Byrne’s official website states that his works are “often described as elevating the mundane or the banal to the level of art, creating icons out of everyday materials to find the sacred in the profane.” There was nothing mundane about life under the dictatorship of Ferdinand Marcos – except perhaps the monotonous regularity of political repression, and there certainly wasn’t anything sacred about Imelda – a woman who traveled around the world to shop at the ritziest boutiques while thousands of political prisoners rotted in her husband’s dungeons.

“Psycho killer, qu’est-ce que c’est?
Fa-fa-fa-fa, fa-fa-fa-fa-fa, fa, better
Run, run, run, run, run, run, run away.”

The two ran the Philippines as potentates, creating a government of cronies that was nothing more than a cleptocracy. The people suffered massive human rights abuses under the rule of Ferdinand and Imelda, while the two plundered an estimated $20 billion of the nation’s wealth for personal gain.

Tens of thousands of Filipinos were jailed, forced into exile, or simply murdered. All of that misery eventually caused the people to rise in revolution.

The final straw came when the dictatorship assassinated Benigno “Ninoy” Aquino, a prominent opposition politician. On August 21st, 1983, Ninoy returned home from exile, but as soon as he disembarked from his plane at Manila International Airport he was shot and killed, with his murder broadcast on Philippine television. His killing unleashed the forces that would topple the Marcos regime. In 1986, the non-violent People Power Revolution would sweep the dictatorship away as millions of Filipinos took to the streets, driving Ferdinand and Imelda Marcos into exile.

People Power Revolution in the Philippines, Feb. 1986. Photo: Wikimedia Commons/Joey de Vera.

As the people took over Malacañang palace where Marcos had ruled, they were shocked at the ostentatious display of wealth.

There were warehouses full of jewels, artworks, gifts, and tribute. Ornate rooms existed for nightly banquets, along with an entire ballroom where Imelda could pass the evening singing karaoke with her rich guests.

And of course there was Imelda’s personal collection of expensive shoes. 3,000 pairs of her shoes were housed in a special five room area of the presidential palace… all at a time when the majority of Filipino children went barefoot and hungry.

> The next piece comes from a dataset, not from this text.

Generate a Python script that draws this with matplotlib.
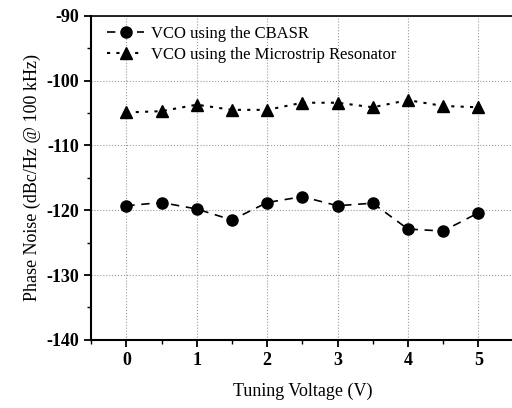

According to the organizers of the Adelaide Arts Festival, Here Lies Love focuses on Imelda’s obsessive love of discos, a viewpoint that will no doubt humanize the face of one of history’s worst despots. In all fairness, Adelaide organizers say the musical is a “timeless story with more contemporary resonances than are comfortable.” But that single sentence plucked from the musical’s official press release is the only shred of evidence Here Lies Love may be more than a glitzy production with smoke and strobe light effects.

That the musical is supported by the US State Department should tell you everything you need to know. During the cold war the US backed the fanatically anti-communist Marcos, even as he extinguished the last vestiges of democratic rule. Washington’s cozy relationship with the tyrants in Manila ultimately caused Filipinos to speak of the “US Marcos dictatorship.” This is not likely to be included in Byrne’s myopic look at history, hence the US State Department seal of approval.

I think the world’s people have heard enough about Imelda and her damn shoes. David Byrne could have better spent his talent writing a tribute to Ninoy Aquino, the man who gave his life to bring democracy to the Philippines.